Перед отъездом из Казани перед Львом Николаевичем, 19-летним юношей, уже встает вопрос об изменении направления всей его жизни. Он заболевает (быть может, беспорядочная жизнь была причиной этой болезни), поступает в клинику и здесь делает первую запись в дневнике: «Вот уже шесть дней, как я поступил в клинику, и вот шесть дней, как я почти доволен собой. Les petites causes produisent de grands effets… [8] Я стал на ту ступень, на которую я уже давно поставил ногу, но никак не мог перевалить туловище… Главная же польза состоит в том, что я ясно усмотрел, что беспорядочная жизнь, которую большая часть светских людей принимает за следствие молодости, есть ничто иное, как следствие раннего разврата души».

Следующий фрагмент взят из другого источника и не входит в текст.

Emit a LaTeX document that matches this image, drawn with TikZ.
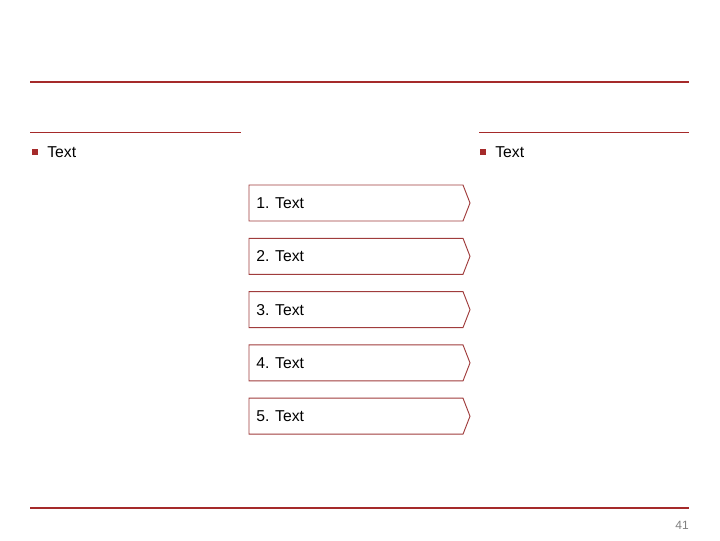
\documentclass[tikz,border=0pt]{standalone}
\usepackage{fontspec}
\setmainfont{Liberation Sans}
\definecolor{brand}{RGB}{165,42,42}
\definecolor{boxline}{RGB}{160,60,60}
\begin{document}
\begin{tikzpicture}[x=0.75pt,y=-0.75pt,
  thickrule/.style={draw=brand,line width=1.6pt},
  thinrule/.style={draw=brand,line width=0.6pt},
  bullet/.style={fill=brand,minimum size=4.5pt,inner sep=0pt},
  bodytext/.style={font=\fontsize{11.8}{13}\selectfont,anchor=west,inner sep=0pt},
  stepbox/.style={draw=boxline,line width=0.7pt,fill=white}]
\useasboundingbox (0,0) rectangle (720,540);
\draw[thickrule] (30,82) -- (689,82);
\draw[thinrule] (30,132) -- (241,132);
\draw[thinrule] (479,132) -- (689,132);
\node[bullet] (b1) at (34.5,152) {};
\node[bodytext] (t1) at (47,152) {Text};
\node[bullet] (b2) at (482.5,152) {};
\node[bodytext] (t2) at (495,152) {Text};
\foreach \i/\ya/\yb in {1/185/221,2/238.3/274.3,3/291.6/327.6,4/344.9/380.9,5/398.2/434.2}{
  \draw[stepbox] (249,\ya) -- (463,\ya) -- (470,{(\ya+\yb)/2}) -- (463,\yb) -- (249,\yb) -- cycle;
  \node[bodytext] (s\i) at (256,{(\ya+\yb)/2}) {\i. Text};
}
\draw[thickrule] (30,508) -- (689,508);
\node[anchor=east,inner sep=0pt,text=gray,font=\fontsize{9}{11}\selectfont] (pg) at (689,525) {41};
\end{tikzpicture}
\end{document}
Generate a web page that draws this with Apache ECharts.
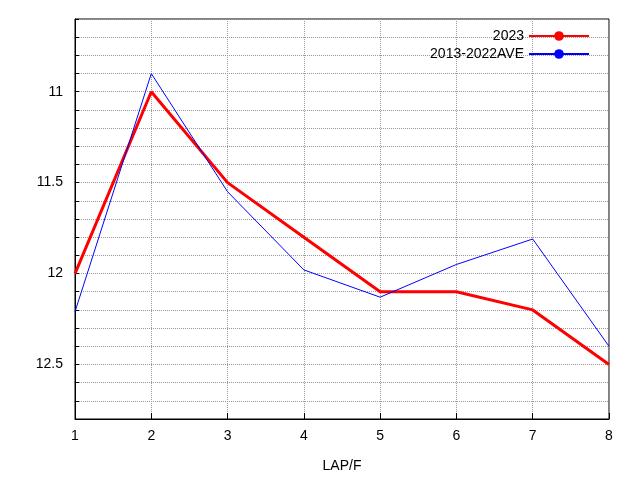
<!DOCTYPE html>
<html><head><meta charset="utf-8">
<script src="https://cdn.jsdelivr.net/npm/echarts@6/dist/echarts.min.js"></script>
<style>html,body{margin:0;padding:0;background:#fff}#c{width:640px;height:480px}</style>
</head><body><div id="c"></div>
<script>
const laps = [1,2,3,4,5,6,7,8];
const y2023 = [12.0,11.0,11.5,11.8,12.1,12.1,12.2,12.5];
const yAve = [12.21,10.90,11.55,11.98,12.13,11.95,11.81,12.40];
const names = ['2023','2013-2022AVE'];
const chart = echarts.init(document.getElementById('c'));
const grid = {type:'dotted',color:'#999',width:1};
chart.setOption({
  animation:false,
  grid:{left:75,right:31,top:19,bottom:61,show:true,borderColor:'#000',borderWidth:1},
  legend:{right:45,top:24,orient:'vertical',align:'right',itemWidth:60,itemHeight:12,itemGap:4,
    textStyle:{fontFamily:'Liberation Sans',fontSize:14,color:'#000'},data:names},
  xAxis:{type:'value',min:1,max:8,interval:1,name:'LAP/F',nameLocation:'middle',nameGap:40,
    nameTextStyle:{fontFamily:'Liberation Sans',fontSize:14,color:'#000'},
    axisLine:{lineStyle:{color:'#000'}},axisTick:{inside:true,length:6,lineStyle:{color:'#000'}},
    axisLabel:{fontFamily:'Liberation Sans',fontSize:14,color:'#000',margin:10},
    splitLine:{show:true,lineStyle:grid}},
  yAxis:{type:'value',inverse:true,min:10.6,max:12.8,interval:0.1,
    axisLine:{lineStyle:{color:'#000'}},axisTick:{inside:true,length:4,lineStyle:{color:'#000'}},
    axisLabel:{fontFamily:'Liberation Sans',fontSize:14,color:'#000',margin:12,
      formatter:v=>{const r=Math.round(v*10);return r%5===0?String(Math.round(v*10)/10):'';}},
    splitLine:{show:true,lineStyle:grid}},
  series:[
    {name:names[0],type:'line',data:laps.map((x,i)=>[x,y2023[i]]),symbol:'none',
      lineStyle:{color:'#ff0000',width:3},itemStyle:{color:'#ff0000'}},
    {name:names[1],type:'line',data:laps.map((x,i)=>[x,yAve[i]]),symbol:'none',
      lineStyle:{color:'#0000ff',width:1},itemStyle:{color:'#0000ff'}}
  ]
});
</script></body></html>
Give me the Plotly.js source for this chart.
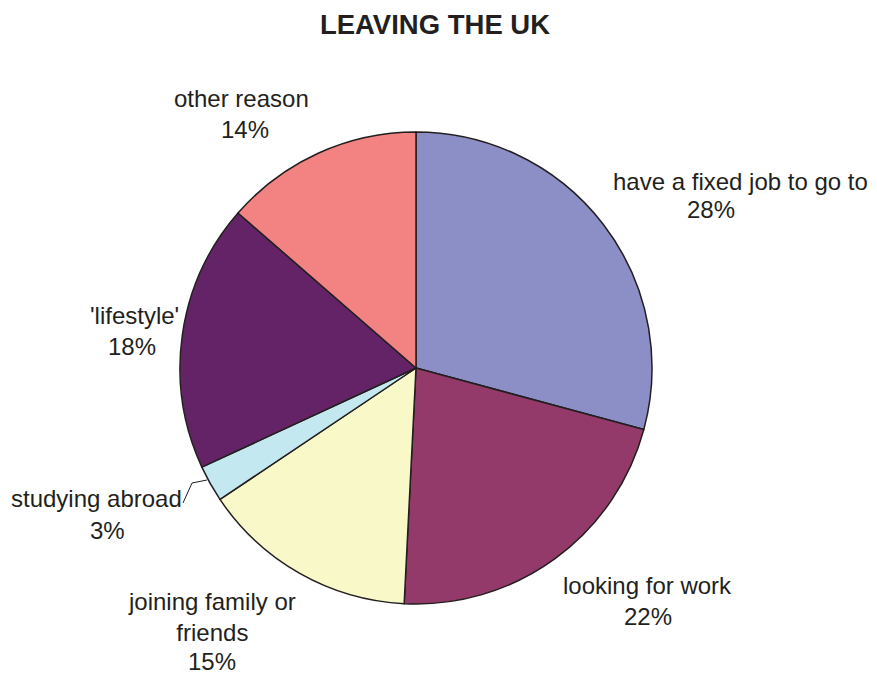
<!DOCTYPE html>
<html>
<head>
<meta charset="utf-8">
<script src="https://cdn.plot.ly/plotly-3.0.1.min.js"></script>
<style>html,body{margin:0;padding:0;background:#fff;}#chart{width:877px;height:677px;}</style>
</head>
<body>
<div id="chart"></div>
<script>
// ---- data ----
var categories = ["have a fixed job to go to", "looking for work", "joining family or<br>friends", "studying abroad", "'lifestyle'", "other reason"];
var values = [29.2, 21.6, 14.8, 2.5, 18.3, 13.6];
var percentLabels = ["28%", "22%", "15%", "3%", "18%", "14%"];
var sliceColors = ["#8B8FC6", "#943A6B", "#F8F8C8", "#C4E8F0", "#632366", "#F38282"];

// ---- layout helpers (pixel -> paper) ----
var W = 877, H = 677;
function px(x) { return x / W; }
function py(y) { return 1 - y / H; }

// label placement (name position, percent position) in pixels
var labelPos = [
  {n: [740, 181], p: [711, 210]},
  {n: [647, 585], p: [648, 616]},
  {n: [212, 617], p: [212, 661]},
  {n: [96, 498], p: [107, 530]},
  {n: [134, 315], p: [132, 346]},
  {n: [242, 98], p: [245, 129]}
];

var textFont = {family: "Liberation Sans, Arial, sans-serif", size: 24, color: "#231F20"};
var annotations = [];
categories.forEach(function (c, i) {
  annotations.push({text: c, x: px(labelPos[i].n[0]), y: py(labelPos[i].n[1]), xref: "paper", yref: "paper",
    xanchor: "center", yanchor: "middle", showarrow: false, font: textFont, align: "center"});
  annotations.push({text: percentLabels[i], x: px(labelPos[i].p[0]), y: py(labelPos[i].p[1]), xref: "paper", yref: "paper",
    xanchor: "center", yanchor: "middle", showarrow: false, font: textFont});
});

var trace = {
  type: "pie",
  labels: categories,
  values: values,
  sort: false,
  direction: "clockwise",
  rotation: 0,
  textinfo: "none",
  hoverinfo: "none",
  marker: {colors: sliceColors, line: {color: "#231F20", width: 1.5}},
  domain: {x: [px(180), px(652)], y: [py(604), py(132)]}
};

var layout = {
  width: W, height: H,
  margin: {l: 0, r: 0, t: 0, b: 0},
  paper_bgcolor: "#ffffff",
  showlegend: false,
  title: {
    text: "<b>LEAVING THE UK</b>",
    x: px(435), xanchor: "center", y: py(24), yanchor: "middle", yref: "paper",
    font: {family: "Liberation Sans, Arial, sans-serif", size: 27.5, color: "#231F20"}
  },
  annotations: annotations,
  shapes: [{
    type: "path", xref: "paper", yref: "paper",
    path: "M " + px(183) + "," + py(503) + " L " + px(192) + "," + py(483) + " L " + px(207) + "," + py(480),
    line: {color: "#231F20", width: 1}
  }]
};

Plotly.newPlot("chart", [trace], layout, {displayModeBar: false, staticPlot: true});
</script>
</body>
</html>
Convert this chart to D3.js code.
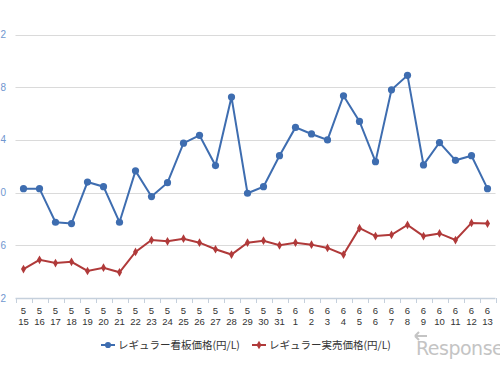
<!DOCTYPE html>
<html>
<head>
<meta charset="utf-8">
<script src="https://cdn.jsdelivr.net/npm/d3@7"></script>
<style>
	body { margin: 0; background: #fff; }
	svg { display: block; font-family: "Noto Sans CJK JP", "DejaVu Sans", sans-serif; }
</style>
</head>
<body>
<svg id="chart" width="500" height="367"></svg>
<script>
let months = [5,5,5,5,5,5,5,5,5,5,5,5,5,5,5,5,5,6,6,6,6,6,6,6,6,6,6,6,6,6];
let days = [15,16,17,18,19,20,21,22,23,24,25,26,27,28,29,30,31,1,2,3,4,5,6,7,8,9,10,11,12,13];
let kanban = [150.3,150.3,147.75,147.65,150.8,150.45,147.75,151.65,149.7,150.75,153.75,154.35,152.05,157.25,149.95,
	150.45,152.8,154.95,154.45,154.0,157.35,155.4,152.35,157.8,158.9,152.1,153.8,152.45,152.8,150.3];
let jitsubai = [144.2,144.9,144.65,144.75,144.05,144.3,143.95,145.5,146.4,146.3,146.5,146.2,145.7,145.3,146.2,
	146.35,146.0,146.2,146.05,145.8,145.3,147.3,146.7,146.8,147.55,146.7,146.9,146.4,147.7,147.65];
let yTicks = [142,146,150,154,158,162];
let seriesNames = ["レギュラー看板価格(円/L)", "レギュラー実売価格(円/L)"];
let colors = ["#3e6db0", "#b03a3a"];

let svg = d3.select("#chart");
let cats = days.map((d, i) => months[i] + "/" + d);

let x = d3.scaleBand().domain(cats).range([15.5, 495.5]);
let y = d3.scaleLinear().domain([142, 162]).range([298, 34.5]);

// gridlines
svg.append("g").selectAll("line").data(yTicks.slice(1)).enter().append("line")
	.attr("x1", 15.5).attr("x2", 495.5)
	.attr("y1", d => Math.round(y(d)) + 0.5).attr("y2", d => Math.round(y(d)) + 0.5)
	.attr("stroke", "#dadada").attr("stroke-width", 1.2);

// y labels: the page crops them so only the last digit shows
svg.append("g").selectAll("text").data(yTicks).enter().append("text")
	.attr("x", 6).attr("y", d => y(d) + 3.5)
	.attr("text-anchor", "end")
	.attr("font-family", "Liberation Sans, Arial, sans-serif")
	.attr("font-size", 10).attr("fill", "#6f96cf")
	.text(d => String(d).slice(-1));

// x axis
let xa = svg.append("g");
xa.append("line").attr("x1", 15.5).attr("x2", 495.5).attr("y1", 298.5).attr("y2", 298.5)
	.attr("stroke", "#c5d0dc").attr("stroke-width", 1.5);
xa.selectAll("line.tick").data(cats.concat(["end"])).enter().append("line")
	.attr("class", "tick")
	.attr("x1", (d, i) => Math.round(15.5 + i * x.step()) + 0.5)
	.attr("x2", (d, i) => Math.round(15.5 + i * x.step()) + 0.5)
	.attr("y1", 298).attr("y2", 303)
	.attr("stroke", "#c5d0dc");
let lab = xa.selectAll("g.lab").data(cats).enter().append("g")
	.attr("transform", d => "translate(" + (x(d) + x.bandwidth() / 2) + ",0)");
lab.append("text").attr("y", 314).attr("text-anchor", "middle")
	.attr("font-family", "Liberation Sans, Arial, sans-serif").attr("font-size", 9.5).attr("fill", "#333")
	.text((d, i) => months[i]);
lab.append("text").attr("y", 325).attr("text-anchor", "middle")
	.attr("font-family", "Liberation Sans, Arial, sans-serif").attr("font-size", 9.5).attr("fill", "#333")
	.text((d, i) => days[i]);

let cx = (d, i) => x(cats[i]) + x.bandwidth() / 2;
let line = d3.line().x(cx).y(d => y(d));

// red series
svg.append("path").datum(jitsubai).attr("d", line)
	.attr("fill", "none").attr("stroke", colors[1]).attr("stroke-width", 2);
svg.append("g").selectAll("path").data(jitsubai).enter().append("path")
	.attr("d", d3.symbol().type(d3.symbolDiamond).size(22))
	.attr("transform", (d, i) => "translate(" + cx(d, i) + "," + y(d) + ")")
	.attr("fill", colors[1]);

// blue series
svg.append("path").datum(kanban).attr("d", line)
	.attr("fill", "none").attr("stroke", colors[0]).attr("stroke-width", 2);
svg.append("g").selectAll("circle").data(kanban).enter().append("circle")
	.attr("cx", cx).attr("cy", d => y(d)).attr("r", 3.6)
	.attr("fill", colors[0]);

// legend
let legX = [101, 252];
let leg = svg.append("g").selectAll("g").data(seriesNames).enter().append("g")
	.attr("transform", (d, i) => "translate(" + legX[i] + ",345)");
leg.append("line").attr("x1", 0).attr("x2", 14).attr("y1", 0).attr("y2", 0)
	.attr("stroke", (d, i) => colors[i]).attr("stroke-width", 2);
leg.append("path")
	.attr("d", (d, i) => i == 0 ? d3.symbol().type(d3.symbolCircle).size(30)() : d3.symbol().type(d3.symbolDiamond).size(22)())
	.attr("transform", "translate(7,0)")
	.attr("fill", (d, i) => colors[i]);
leg.append("text").attr("x", 17).attr("y", 4)
	.attr("font-size", 10.5).attr("fill", "#333")
	.text(d => d);

// watermark
let wm = svg.append("g").attr("transform", "translate(413,355)").attr("opacity", 0.5);
wm.append("text").attr("x", 3).attr("y", 0)
	.attr("font-family", "DejaVu Sans, sans-serif").attr("font-size", 19).attr("fill", "#8a8a8a")
	.attr("letter-spacing", -0.5)
	.text("Response");
wm.append("path").attr("d", "M2,-19 L14,-19 M2,-19 L6,-23 M2,-19 L6,-15")
	.attr("stroke", "#8a8a8a").attr("stroke-width", 2).attr("fill", "none");
</script>
</body>
</html>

В таком настроении Лев Николаевич оставляет университет и уезжает в Ясную Поляну, полный жизни и увлекательных планов бескорыстного служения народу. Отныне мелкие интересы личной жизни не должны более мешать проявлению высших требований совести. Влечение к женщине поглощало силы и внимание – теперь же, на новой Ступени, это главное препятствие к подлинной радости должно быть безоговорочно устранено.

Толстой записывает в дневнике: «Вчера я был в хорошем расположении духа и остался бы, верно, к вечеру доволен собой, ежели бы приезд Дунечки [9] с мужем не сделал бы на меня рокового большого влияния, что я сам лишил себя счастья быть довольным собою».

На следующий день он вырабатывает новое «правило»: «Я начинаю привыкать к первому правилу, которое я себе назначил. И нынче назначаю себе другое, именно следующее: смотри на общество женщин, как на необходимую неприятность жизни общественной, и, сколько можно, удаляйся от них. – В самом деле: от кого получаем мы сластолюбие, изнеженность, легкомыслие во всем и множество других пороков, как не от женщин? Кто виноват тому, что мы лишаемся врожденных в нас чувств: смелости, твердости, рассудительности, справедливости и других – как не женщины? Женщина восприимчивее мужчины, поэтому в века добродетели женщины были лучше нас. В теперешний же развратный, порочный век – они хуже нас».